-- THE INPUT --
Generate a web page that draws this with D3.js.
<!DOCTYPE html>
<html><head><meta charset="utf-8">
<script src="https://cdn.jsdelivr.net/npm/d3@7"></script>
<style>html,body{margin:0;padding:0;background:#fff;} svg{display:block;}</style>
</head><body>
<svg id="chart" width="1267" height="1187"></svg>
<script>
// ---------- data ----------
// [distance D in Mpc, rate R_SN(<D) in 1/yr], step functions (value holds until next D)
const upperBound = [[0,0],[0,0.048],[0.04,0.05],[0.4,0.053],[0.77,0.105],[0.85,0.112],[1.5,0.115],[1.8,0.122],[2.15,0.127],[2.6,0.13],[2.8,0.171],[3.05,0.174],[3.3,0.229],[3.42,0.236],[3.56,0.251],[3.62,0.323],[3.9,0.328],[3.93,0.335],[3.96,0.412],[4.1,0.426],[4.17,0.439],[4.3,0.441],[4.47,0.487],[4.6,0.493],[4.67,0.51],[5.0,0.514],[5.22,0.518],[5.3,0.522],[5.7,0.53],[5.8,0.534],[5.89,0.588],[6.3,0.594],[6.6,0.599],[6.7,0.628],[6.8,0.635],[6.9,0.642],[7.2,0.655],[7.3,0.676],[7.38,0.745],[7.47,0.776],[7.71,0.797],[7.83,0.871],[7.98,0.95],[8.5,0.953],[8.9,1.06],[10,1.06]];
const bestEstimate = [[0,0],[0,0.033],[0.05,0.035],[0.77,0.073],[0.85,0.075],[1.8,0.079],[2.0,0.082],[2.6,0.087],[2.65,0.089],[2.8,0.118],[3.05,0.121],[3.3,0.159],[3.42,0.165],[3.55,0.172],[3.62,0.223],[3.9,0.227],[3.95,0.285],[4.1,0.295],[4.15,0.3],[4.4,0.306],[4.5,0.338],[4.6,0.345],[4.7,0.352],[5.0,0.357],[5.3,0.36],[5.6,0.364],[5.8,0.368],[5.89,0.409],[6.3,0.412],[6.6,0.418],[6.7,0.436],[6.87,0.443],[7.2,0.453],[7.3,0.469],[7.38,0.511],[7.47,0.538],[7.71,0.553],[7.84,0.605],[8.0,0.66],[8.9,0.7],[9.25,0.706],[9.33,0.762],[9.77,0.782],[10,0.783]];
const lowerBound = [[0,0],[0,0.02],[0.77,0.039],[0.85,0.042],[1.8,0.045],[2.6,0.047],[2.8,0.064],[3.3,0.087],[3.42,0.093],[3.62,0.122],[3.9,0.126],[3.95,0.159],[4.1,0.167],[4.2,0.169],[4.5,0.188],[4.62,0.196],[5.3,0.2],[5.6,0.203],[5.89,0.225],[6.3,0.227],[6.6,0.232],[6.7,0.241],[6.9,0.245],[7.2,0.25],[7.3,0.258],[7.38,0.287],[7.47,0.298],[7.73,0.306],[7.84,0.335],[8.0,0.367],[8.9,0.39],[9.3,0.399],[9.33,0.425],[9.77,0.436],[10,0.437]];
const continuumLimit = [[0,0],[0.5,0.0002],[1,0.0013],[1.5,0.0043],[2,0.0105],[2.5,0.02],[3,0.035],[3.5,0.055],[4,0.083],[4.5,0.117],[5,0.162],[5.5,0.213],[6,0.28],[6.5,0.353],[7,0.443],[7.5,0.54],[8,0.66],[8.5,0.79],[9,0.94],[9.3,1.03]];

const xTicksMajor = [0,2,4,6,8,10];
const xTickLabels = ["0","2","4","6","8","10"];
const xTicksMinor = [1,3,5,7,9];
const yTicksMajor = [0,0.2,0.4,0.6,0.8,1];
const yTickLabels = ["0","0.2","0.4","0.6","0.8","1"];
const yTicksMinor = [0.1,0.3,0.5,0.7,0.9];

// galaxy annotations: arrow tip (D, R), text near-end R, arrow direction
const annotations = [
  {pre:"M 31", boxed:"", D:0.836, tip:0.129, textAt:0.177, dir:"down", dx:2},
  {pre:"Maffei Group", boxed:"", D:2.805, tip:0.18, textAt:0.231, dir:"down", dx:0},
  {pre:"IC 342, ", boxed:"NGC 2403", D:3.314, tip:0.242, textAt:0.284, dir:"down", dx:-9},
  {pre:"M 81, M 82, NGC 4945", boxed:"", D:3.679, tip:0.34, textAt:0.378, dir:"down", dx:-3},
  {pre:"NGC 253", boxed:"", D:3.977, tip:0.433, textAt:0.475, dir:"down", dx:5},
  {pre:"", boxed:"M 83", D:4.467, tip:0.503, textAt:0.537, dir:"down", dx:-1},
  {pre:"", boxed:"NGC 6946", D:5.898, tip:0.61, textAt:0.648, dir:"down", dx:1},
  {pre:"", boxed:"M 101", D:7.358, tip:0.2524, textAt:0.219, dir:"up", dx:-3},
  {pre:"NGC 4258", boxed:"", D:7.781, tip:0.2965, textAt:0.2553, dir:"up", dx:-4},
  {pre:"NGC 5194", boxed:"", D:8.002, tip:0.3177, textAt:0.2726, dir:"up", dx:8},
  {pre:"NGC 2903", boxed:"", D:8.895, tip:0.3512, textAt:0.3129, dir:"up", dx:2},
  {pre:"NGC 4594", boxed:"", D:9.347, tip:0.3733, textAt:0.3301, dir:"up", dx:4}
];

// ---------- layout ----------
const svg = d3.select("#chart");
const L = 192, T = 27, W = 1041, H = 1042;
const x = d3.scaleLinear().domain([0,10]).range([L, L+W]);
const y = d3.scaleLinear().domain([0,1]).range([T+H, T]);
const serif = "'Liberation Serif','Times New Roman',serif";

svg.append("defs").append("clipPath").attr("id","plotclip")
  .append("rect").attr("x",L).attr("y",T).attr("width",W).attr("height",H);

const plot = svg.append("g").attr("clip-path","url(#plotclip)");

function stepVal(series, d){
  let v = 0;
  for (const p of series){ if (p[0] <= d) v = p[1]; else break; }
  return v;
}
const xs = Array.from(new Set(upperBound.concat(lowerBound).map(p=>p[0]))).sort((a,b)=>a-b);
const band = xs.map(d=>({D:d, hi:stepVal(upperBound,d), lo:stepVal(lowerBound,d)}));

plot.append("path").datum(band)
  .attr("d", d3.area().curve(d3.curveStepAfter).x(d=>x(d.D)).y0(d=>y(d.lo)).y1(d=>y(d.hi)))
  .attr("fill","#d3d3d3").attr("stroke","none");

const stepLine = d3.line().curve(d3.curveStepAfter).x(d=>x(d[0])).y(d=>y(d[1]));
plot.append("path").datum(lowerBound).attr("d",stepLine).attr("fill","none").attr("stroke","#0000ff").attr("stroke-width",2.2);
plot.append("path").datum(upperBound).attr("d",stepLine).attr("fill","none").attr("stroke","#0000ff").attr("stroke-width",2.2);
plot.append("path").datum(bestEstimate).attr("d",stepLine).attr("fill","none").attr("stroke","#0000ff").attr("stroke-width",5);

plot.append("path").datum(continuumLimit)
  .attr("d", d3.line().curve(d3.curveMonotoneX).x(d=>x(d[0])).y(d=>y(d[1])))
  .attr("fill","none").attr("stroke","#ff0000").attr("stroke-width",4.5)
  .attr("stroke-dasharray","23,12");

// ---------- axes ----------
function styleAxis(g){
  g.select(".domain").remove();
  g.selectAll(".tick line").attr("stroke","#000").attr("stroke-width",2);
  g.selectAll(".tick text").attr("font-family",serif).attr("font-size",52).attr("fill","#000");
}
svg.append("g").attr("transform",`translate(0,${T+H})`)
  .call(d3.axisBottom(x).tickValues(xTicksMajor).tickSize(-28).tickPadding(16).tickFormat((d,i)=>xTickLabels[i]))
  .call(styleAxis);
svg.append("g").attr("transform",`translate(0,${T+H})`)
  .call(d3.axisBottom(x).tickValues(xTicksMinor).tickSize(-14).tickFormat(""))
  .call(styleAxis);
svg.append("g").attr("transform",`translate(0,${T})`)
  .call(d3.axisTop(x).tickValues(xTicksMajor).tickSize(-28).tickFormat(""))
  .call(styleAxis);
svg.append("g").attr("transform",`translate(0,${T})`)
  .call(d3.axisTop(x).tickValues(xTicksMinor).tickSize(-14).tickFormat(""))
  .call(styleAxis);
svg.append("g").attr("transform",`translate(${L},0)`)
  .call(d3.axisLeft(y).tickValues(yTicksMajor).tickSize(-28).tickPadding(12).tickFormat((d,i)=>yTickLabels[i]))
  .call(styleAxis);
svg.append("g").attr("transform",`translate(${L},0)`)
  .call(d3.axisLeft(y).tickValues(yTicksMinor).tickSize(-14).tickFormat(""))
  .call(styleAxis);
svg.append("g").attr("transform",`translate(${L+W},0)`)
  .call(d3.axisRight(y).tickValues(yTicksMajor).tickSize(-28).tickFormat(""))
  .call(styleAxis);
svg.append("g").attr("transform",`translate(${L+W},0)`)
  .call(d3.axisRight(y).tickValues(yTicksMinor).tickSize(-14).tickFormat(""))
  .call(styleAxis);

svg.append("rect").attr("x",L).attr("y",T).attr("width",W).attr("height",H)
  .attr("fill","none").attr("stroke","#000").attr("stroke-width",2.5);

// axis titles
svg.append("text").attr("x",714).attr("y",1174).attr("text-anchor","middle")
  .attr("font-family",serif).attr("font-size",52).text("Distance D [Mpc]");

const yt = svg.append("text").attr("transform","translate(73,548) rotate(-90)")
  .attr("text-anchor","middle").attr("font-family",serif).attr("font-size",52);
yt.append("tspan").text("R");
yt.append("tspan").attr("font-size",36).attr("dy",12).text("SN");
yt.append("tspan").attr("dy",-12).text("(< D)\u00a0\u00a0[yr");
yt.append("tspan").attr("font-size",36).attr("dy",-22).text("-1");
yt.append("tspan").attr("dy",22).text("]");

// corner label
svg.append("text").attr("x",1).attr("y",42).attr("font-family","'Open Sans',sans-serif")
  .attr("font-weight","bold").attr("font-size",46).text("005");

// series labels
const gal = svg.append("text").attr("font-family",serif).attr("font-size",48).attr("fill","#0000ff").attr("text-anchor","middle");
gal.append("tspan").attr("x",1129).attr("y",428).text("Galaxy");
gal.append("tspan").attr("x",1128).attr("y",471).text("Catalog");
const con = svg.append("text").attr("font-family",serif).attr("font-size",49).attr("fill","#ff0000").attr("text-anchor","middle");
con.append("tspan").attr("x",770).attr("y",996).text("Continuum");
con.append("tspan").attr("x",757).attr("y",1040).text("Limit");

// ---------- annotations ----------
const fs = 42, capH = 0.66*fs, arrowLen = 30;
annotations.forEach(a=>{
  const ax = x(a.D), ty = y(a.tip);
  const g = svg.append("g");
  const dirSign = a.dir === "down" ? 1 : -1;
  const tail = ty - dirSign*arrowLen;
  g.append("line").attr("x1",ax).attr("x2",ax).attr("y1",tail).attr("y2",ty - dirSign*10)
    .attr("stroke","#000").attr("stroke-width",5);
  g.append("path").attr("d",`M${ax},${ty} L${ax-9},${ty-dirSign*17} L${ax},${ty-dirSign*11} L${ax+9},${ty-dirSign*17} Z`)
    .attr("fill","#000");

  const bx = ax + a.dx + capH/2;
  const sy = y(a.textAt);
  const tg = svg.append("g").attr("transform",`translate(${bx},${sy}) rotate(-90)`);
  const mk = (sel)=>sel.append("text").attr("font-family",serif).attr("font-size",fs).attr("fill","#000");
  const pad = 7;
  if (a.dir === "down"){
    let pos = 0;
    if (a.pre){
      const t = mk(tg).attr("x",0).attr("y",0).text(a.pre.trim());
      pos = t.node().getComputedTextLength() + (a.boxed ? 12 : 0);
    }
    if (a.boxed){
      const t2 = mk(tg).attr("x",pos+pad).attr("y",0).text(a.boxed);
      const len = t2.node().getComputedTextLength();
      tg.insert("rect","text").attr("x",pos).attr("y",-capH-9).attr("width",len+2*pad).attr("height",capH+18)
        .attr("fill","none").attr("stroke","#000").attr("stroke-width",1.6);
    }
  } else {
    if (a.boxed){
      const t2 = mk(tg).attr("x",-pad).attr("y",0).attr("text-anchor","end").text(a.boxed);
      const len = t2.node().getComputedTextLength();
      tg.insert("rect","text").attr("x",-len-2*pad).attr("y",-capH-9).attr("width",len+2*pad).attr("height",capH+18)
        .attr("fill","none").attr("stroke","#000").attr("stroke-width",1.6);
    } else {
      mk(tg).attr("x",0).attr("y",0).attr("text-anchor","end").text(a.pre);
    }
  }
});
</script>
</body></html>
==
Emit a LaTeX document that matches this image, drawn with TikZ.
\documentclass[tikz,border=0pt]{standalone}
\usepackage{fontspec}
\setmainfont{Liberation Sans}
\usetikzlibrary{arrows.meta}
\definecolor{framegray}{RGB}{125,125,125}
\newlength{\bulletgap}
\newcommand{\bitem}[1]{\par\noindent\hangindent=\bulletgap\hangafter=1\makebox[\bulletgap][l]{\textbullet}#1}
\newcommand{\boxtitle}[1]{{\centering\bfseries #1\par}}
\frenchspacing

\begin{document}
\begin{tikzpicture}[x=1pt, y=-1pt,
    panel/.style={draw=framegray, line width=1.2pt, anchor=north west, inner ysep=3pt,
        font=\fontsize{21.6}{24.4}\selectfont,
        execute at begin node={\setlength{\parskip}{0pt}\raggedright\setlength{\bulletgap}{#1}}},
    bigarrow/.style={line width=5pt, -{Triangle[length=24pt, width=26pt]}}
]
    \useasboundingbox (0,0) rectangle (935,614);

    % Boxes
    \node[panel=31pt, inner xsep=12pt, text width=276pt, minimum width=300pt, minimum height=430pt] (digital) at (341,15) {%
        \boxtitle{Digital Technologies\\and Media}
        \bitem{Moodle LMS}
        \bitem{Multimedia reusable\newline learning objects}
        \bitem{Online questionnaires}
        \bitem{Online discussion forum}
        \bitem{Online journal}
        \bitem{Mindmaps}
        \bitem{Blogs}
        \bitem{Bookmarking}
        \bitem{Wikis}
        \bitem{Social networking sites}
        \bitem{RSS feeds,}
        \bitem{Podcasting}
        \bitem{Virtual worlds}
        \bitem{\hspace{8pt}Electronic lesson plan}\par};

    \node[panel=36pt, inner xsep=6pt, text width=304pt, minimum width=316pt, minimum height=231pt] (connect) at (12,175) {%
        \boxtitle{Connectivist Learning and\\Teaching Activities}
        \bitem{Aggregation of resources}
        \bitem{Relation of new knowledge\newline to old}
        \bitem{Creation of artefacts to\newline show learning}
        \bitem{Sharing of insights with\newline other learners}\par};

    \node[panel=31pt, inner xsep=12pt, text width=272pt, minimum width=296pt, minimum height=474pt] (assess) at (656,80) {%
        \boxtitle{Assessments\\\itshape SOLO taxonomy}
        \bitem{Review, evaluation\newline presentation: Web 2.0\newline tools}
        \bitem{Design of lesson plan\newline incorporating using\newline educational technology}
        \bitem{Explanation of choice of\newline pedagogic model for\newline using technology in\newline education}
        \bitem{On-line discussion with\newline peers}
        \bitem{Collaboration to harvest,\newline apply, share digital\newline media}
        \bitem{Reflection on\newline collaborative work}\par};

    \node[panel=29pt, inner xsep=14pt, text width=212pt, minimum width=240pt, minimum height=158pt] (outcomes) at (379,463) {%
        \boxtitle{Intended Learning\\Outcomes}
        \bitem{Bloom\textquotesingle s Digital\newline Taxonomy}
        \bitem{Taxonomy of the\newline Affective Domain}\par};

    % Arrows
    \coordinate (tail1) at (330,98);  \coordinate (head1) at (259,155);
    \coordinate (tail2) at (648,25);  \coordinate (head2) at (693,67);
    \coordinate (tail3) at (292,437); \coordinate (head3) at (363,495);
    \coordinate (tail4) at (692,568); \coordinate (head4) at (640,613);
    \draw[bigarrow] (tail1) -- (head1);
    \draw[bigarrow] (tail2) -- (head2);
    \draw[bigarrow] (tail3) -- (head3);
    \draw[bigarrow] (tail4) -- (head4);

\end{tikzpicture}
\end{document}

-- WRITTEN TASK --
Gather and return every line that holds the string "with".

-- THE OUTPUT --
Generate a web page that draws this with D3.js.
Emit a LaTeX document that matches this image, drawn with TikZ.
        \bitem{Sharing of insights with\newline other learners}\par};
        \bitem{On-line discussion with\newline peers}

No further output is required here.